## [Records with drawing code]
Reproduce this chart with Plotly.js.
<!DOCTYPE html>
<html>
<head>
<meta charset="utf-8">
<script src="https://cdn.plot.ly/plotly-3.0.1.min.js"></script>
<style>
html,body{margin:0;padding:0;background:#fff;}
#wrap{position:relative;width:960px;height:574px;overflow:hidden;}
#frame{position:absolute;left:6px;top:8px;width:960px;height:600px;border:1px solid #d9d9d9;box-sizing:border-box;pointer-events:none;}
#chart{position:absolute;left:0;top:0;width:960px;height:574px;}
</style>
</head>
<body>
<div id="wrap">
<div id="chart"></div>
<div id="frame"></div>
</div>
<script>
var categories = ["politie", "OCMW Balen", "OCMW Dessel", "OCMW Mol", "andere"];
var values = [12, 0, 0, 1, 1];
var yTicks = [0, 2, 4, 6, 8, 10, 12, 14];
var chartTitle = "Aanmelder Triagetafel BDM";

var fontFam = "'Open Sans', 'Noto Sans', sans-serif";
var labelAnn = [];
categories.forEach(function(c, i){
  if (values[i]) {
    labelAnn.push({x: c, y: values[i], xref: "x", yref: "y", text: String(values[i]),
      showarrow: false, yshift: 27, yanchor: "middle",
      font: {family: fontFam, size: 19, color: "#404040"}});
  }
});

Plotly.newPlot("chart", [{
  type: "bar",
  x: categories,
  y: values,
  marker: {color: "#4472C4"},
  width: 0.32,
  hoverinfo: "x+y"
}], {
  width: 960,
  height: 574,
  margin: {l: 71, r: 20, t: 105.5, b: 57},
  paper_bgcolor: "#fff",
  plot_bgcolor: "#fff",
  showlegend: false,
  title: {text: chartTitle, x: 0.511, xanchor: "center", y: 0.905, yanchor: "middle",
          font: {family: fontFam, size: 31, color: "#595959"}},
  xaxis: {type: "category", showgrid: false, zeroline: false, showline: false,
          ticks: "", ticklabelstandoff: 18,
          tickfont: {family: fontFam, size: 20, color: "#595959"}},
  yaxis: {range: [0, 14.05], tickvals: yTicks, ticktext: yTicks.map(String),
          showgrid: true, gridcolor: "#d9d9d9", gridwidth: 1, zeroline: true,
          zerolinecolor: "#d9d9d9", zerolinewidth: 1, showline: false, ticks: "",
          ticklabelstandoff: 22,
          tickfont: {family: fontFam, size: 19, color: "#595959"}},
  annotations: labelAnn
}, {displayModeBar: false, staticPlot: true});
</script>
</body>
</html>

* * *

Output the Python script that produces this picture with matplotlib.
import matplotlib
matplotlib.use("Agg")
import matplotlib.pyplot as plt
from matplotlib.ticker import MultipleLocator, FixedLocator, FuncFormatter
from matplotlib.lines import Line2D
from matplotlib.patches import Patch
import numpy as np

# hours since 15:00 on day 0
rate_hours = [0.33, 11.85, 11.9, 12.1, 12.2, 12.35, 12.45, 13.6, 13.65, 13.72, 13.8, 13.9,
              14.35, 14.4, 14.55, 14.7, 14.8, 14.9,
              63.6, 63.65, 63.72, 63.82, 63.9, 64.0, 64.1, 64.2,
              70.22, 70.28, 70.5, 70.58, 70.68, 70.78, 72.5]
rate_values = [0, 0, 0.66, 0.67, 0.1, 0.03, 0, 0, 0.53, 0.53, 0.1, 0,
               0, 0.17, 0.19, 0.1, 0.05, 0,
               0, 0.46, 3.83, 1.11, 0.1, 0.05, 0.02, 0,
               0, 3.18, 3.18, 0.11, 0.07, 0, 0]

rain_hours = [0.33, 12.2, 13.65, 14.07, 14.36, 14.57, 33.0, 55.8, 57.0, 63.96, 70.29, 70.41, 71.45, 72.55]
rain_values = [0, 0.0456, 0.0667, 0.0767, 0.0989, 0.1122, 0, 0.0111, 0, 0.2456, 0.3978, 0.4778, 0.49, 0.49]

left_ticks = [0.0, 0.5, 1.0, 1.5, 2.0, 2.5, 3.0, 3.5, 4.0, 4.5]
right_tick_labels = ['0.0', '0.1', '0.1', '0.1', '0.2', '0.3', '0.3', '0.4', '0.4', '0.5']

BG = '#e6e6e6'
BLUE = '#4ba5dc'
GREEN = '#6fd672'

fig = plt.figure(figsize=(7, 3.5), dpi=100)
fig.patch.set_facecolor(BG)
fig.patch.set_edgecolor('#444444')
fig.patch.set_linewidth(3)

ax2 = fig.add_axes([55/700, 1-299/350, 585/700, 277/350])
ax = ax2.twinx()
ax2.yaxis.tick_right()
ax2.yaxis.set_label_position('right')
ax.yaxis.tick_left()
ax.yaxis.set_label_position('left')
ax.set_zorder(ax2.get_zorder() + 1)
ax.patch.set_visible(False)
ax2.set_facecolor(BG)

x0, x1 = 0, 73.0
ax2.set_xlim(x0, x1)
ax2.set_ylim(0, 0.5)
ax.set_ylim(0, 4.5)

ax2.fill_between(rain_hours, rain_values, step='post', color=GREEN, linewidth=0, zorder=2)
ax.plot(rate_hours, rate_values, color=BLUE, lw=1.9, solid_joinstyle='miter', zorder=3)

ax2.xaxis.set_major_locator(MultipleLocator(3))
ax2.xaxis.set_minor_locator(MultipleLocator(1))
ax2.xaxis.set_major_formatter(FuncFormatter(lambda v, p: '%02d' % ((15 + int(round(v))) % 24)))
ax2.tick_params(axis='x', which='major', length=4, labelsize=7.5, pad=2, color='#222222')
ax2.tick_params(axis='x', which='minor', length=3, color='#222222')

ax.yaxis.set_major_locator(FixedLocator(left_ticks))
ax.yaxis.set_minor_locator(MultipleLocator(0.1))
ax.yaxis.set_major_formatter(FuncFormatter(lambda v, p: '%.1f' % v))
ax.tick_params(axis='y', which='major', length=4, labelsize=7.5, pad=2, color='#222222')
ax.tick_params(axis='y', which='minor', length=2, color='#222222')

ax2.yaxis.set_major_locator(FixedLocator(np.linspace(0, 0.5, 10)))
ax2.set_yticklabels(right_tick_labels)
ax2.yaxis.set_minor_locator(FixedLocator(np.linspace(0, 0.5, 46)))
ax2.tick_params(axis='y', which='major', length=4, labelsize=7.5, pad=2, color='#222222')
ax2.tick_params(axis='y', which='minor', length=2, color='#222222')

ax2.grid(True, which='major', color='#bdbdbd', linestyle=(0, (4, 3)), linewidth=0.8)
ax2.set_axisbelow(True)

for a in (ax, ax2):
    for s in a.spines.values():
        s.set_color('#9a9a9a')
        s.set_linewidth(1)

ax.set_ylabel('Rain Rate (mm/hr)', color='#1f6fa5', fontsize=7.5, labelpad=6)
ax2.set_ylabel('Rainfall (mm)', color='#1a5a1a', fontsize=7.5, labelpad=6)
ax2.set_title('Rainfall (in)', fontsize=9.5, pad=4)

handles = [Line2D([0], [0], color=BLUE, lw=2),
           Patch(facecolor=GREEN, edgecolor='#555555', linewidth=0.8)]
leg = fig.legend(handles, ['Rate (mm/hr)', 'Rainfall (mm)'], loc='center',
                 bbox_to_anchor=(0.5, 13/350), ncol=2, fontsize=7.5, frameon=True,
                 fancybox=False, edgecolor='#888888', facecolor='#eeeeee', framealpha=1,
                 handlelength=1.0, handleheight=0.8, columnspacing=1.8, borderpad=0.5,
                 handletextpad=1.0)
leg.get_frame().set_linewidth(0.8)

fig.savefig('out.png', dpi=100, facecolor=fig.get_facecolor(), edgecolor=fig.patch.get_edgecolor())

--

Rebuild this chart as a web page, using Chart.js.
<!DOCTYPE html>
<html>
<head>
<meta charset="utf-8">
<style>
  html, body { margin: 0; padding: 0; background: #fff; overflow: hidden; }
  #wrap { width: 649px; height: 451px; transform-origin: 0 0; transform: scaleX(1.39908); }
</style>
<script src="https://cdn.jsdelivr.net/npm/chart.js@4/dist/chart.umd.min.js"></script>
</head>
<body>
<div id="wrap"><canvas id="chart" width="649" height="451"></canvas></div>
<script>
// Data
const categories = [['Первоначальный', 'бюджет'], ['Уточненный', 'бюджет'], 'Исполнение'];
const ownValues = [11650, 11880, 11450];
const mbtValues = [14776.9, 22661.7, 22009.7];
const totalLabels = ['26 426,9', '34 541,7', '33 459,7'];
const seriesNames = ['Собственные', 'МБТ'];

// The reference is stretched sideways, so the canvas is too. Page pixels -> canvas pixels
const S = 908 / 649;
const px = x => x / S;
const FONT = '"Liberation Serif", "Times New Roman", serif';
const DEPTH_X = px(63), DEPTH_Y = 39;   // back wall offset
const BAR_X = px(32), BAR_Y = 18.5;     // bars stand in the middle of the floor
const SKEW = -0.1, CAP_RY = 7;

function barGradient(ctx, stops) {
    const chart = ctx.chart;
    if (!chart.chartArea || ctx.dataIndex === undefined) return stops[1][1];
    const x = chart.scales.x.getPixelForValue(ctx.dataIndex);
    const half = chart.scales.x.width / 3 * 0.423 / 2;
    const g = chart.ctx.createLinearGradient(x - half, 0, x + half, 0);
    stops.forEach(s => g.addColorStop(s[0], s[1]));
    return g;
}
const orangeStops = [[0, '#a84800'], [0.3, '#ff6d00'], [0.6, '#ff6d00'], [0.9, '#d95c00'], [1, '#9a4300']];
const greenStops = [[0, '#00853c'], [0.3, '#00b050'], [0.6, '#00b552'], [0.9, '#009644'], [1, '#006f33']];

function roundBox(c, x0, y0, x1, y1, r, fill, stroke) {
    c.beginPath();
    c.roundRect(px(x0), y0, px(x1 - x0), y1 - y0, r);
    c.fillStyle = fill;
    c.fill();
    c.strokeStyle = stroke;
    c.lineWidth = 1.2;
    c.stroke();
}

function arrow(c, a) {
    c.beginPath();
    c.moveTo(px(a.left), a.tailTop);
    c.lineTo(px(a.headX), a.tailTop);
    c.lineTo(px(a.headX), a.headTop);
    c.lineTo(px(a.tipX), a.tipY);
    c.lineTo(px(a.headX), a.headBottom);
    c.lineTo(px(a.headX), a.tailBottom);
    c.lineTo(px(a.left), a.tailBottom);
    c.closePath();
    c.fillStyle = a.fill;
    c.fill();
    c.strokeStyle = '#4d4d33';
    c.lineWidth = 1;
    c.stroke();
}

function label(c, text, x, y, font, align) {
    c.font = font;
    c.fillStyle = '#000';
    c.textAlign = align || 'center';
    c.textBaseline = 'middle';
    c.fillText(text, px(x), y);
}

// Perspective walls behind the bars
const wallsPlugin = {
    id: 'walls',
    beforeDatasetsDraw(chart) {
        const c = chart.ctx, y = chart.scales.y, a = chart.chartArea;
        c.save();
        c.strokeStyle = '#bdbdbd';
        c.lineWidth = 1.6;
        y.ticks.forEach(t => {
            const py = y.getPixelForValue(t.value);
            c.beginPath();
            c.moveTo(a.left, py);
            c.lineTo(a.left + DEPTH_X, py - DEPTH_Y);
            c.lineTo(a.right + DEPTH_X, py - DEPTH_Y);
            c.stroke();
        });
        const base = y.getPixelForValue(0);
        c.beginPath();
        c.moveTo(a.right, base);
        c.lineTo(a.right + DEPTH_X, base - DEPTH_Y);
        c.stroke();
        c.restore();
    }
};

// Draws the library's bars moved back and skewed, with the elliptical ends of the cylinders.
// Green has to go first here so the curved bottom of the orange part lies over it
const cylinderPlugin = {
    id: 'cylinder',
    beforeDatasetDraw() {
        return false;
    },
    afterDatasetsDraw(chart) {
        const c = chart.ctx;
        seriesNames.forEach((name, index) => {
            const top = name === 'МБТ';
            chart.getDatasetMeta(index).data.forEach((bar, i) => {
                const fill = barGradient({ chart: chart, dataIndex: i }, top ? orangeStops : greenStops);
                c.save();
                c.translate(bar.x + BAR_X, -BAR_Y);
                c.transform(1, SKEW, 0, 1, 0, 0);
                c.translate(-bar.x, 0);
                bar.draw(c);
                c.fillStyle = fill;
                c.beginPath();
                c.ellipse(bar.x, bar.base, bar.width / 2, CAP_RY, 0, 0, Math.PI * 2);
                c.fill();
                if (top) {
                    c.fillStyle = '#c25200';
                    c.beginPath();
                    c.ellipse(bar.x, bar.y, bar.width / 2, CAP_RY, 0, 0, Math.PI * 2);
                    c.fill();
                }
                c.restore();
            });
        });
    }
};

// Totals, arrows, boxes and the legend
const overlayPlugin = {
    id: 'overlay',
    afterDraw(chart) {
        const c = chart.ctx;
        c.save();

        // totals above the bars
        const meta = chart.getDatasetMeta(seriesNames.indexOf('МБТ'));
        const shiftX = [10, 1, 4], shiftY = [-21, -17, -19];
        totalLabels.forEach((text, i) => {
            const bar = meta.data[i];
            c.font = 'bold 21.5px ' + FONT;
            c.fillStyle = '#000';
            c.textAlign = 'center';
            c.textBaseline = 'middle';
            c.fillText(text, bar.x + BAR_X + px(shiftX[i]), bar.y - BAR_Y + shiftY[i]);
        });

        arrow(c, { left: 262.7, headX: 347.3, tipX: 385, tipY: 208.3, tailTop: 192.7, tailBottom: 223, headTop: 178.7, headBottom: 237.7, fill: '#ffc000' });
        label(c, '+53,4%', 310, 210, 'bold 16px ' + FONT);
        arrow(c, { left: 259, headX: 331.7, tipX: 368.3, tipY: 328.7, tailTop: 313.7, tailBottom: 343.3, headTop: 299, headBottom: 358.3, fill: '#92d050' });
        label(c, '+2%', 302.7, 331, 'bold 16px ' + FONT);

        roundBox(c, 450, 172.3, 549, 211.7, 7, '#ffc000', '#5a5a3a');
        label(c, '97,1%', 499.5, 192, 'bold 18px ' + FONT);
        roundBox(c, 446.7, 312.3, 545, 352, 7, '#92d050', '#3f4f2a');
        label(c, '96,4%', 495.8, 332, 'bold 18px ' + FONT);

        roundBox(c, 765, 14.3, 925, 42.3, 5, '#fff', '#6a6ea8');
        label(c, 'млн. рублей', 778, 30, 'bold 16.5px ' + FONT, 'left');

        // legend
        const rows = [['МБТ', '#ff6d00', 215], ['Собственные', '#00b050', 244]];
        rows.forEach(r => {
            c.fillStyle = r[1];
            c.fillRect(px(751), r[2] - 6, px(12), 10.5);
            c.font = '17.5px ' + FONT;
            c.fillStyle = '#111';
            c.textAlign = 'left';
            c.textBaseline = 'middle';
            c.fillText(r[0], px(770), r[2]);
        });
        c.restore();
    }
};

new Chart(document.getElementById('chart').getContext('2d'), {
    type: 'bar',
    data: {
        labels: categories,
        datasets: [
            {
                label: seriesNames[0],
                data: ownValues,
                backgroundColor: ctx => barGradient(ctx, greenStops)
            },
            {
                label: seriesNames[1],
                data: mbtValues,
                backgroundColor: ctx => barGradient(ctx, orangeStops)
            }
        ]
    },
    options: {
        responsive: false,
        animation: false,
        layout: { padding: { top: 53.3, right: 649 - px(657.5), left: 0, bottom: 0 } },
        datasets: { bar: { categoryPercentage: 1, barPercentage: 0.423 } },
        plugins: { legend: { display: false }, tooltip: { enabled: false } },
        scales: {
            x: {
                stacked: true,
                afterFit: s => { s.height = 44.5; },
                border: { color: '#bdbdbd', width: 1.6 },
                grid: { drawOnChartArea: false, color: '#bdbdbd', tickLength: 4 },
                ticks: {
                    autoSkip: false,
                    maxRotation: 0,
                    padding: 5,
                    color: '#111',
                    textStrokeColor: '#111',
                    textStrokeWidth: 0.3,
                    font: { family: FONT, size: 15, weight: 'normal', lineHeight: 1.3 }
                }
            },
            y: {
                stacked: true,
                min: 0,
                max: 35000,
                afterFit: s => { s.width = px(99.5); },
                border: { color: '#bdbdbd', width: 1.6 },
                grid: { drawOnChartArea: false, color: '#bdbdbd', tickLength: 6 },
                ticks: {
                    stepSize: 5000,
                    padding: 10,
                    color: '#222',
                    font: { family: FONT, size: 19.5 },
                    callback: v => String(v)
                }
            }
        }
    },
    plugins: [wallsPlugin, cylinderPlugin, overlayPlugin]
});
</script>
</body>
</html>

## [WHAT THIS TASK INVOLVES]
Nothing outside the span should appear: copy exactly from the line with "Rebuild this chart" through the line with "const SKEW = -0.1, CAP_RY = 7;".

## [WRITTEN ANSWER]
Rebuild this chart as a web page, using Chart.js.
<!DOCTYPE html>
<html>
<head>
<meta charset="utf-8">
<style>
  html, body { margin: 0; padding: 0; background: #fff; overflow: hidden; }
  #wrap { width: 649px; height: 451px; transform-origin: 0 0; transform: scaleX(1.39908); }
</style>
<script src="https://cdn.jsdelivr.net/npm/chart.js@4/dist/chart.umd.min.js"></script>
</head>
<body>
<div id="wrap"><canvas id="chart" width="649" height="451"></canvas></div>
<script>
// Data
const categories = [['Первоначальный', 'бюджет'], ['Уточненный', 'бюджет'], 'Исполнение'];
const ownValues = [11650, 11880, 11450];
const mbtValues = [14776.9, 22661.7, 22009.7];
const totalLabels = ['26 426,9', '34 541,7', '33 459,7'];
const seriesNames = ['Собственные', 'МБТ'];

// The reference is stretched sideways, so the canvas is too. Page pixels -> canvas pixels
const S = 908 / 649;
const px = x => x / S;
const FONT = '"Liberation Serif", "Times New Roman", serif';
const DEPTH_X = px(63), DEPTH_Y = 39;   // back wall offset
const BAR_X = px(32), BAR_Y = 18.5;     // bars stand in the middle of the floor
const SKEW = -0.1, CAP_RY = 7;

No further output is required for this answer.